A year or so later I was a County intern when the first post-partum lady to get out of bed on the first postpartum day in a Chicago hospital staggered down the corridor supported by two attendants. We all – alerted to the show – waited for her to eviscerate – or something. But of course not only did nothing happen but she went home sooner and happier. And soon thereafter even the Professor let his ladies drag their feet on the first day. Such was medical sociology in the late Depression.
Knight Aldrich “40
Louis '00, '41, '69
This CMC blog sparked my interest as three members of my family rotated through the CMC between 1898-99 and 1969. My father, Louis Fazen, Jr clearly remembers his father (Louis Fazen, Sr.) telling tales of his CMC experience in the late 1890s. At that time deliveries were carried out at the homes in the area by 3rd and 4th year medical students along with delivery nurses. Since most of the deliveries were conducted at home, my grandfather would walk with a bag of instruments to the family dwelling and the nurse carrying her supplies would pace herself to remain as much as a block behind. Although rubber gloves were probably not used, the students were supposed to wash their hands. Telephone communication was spotty but often a party line could be utilized for complications. When my father, (L. Fazen, Jr) served this two weeks at the CMC in 1941, he was able to find his father’s entries for previous deliveries in the large leather-bound delivery book. Although my dad drove his car to the center and here there were no security issues at that time, most of the students took the “L” to Maxwell and Sedgewick. In those days the majority of patients delivered on site at the CMC. He recalls only a rare trip into the tenements to assist a home delivery. I believe this live-in approach to delivery is more common with the Booth-Salvation Army homes for unwed mothers. During my time in the late ’60′s the trend was back to home delivery.

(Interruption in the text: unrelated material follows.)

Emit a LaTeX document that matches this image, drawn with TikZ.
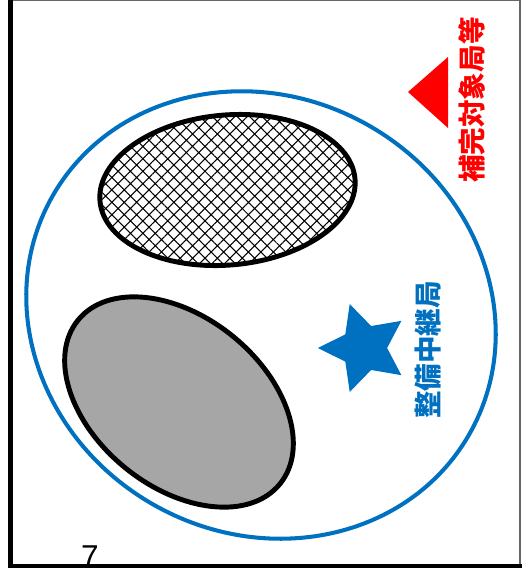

Speaking to my father in some detail we agreed we were not well prepared for the rotation at the CMC and we depended mightily on the nurses who were more like midwives in my time. They set everything up and cleaned up and actually directed most aspects of the home delivery. Many of us remember all those coke bottles rolled into the blanket of news paper which provided the “sterile” bedding for delivery. I can also recall an occasional kitchen table delivery with two neighbors holding the mom’s legs in place of stirrups. Most of the deliveries as I recall were either very young or very poor or very recent emigrants to the area. Often the mothers would explain they did not have 4 or 5 days to spend at Cook County because they had to make dinner for the family after the delivery. My dad and I agreed that the care we delivered may not have measured up to the hospital-based OB service, but it was superior to an unattended delivery for mother and baby. Many of my patients had at least one or two prenatal visits to the CMC and thus some information was available. I also remember the big log book but I was not able to find the books dating back to my father’s time at CMC.
CMC was a fascinating experience over three generations at Northwestern.
Louis Fazen, III
Claudia
My sister was the first baby delivered by CMC on February 14th, 1951. She was given a silver spoon, and an article appeared in a Chicago newspaper. She was named Josephine Valentine. I would love to be able to provide her with a copy of that newspaper article, and possibly some information about the nurses and interns that performed her delivery. I would appreciate any information provided.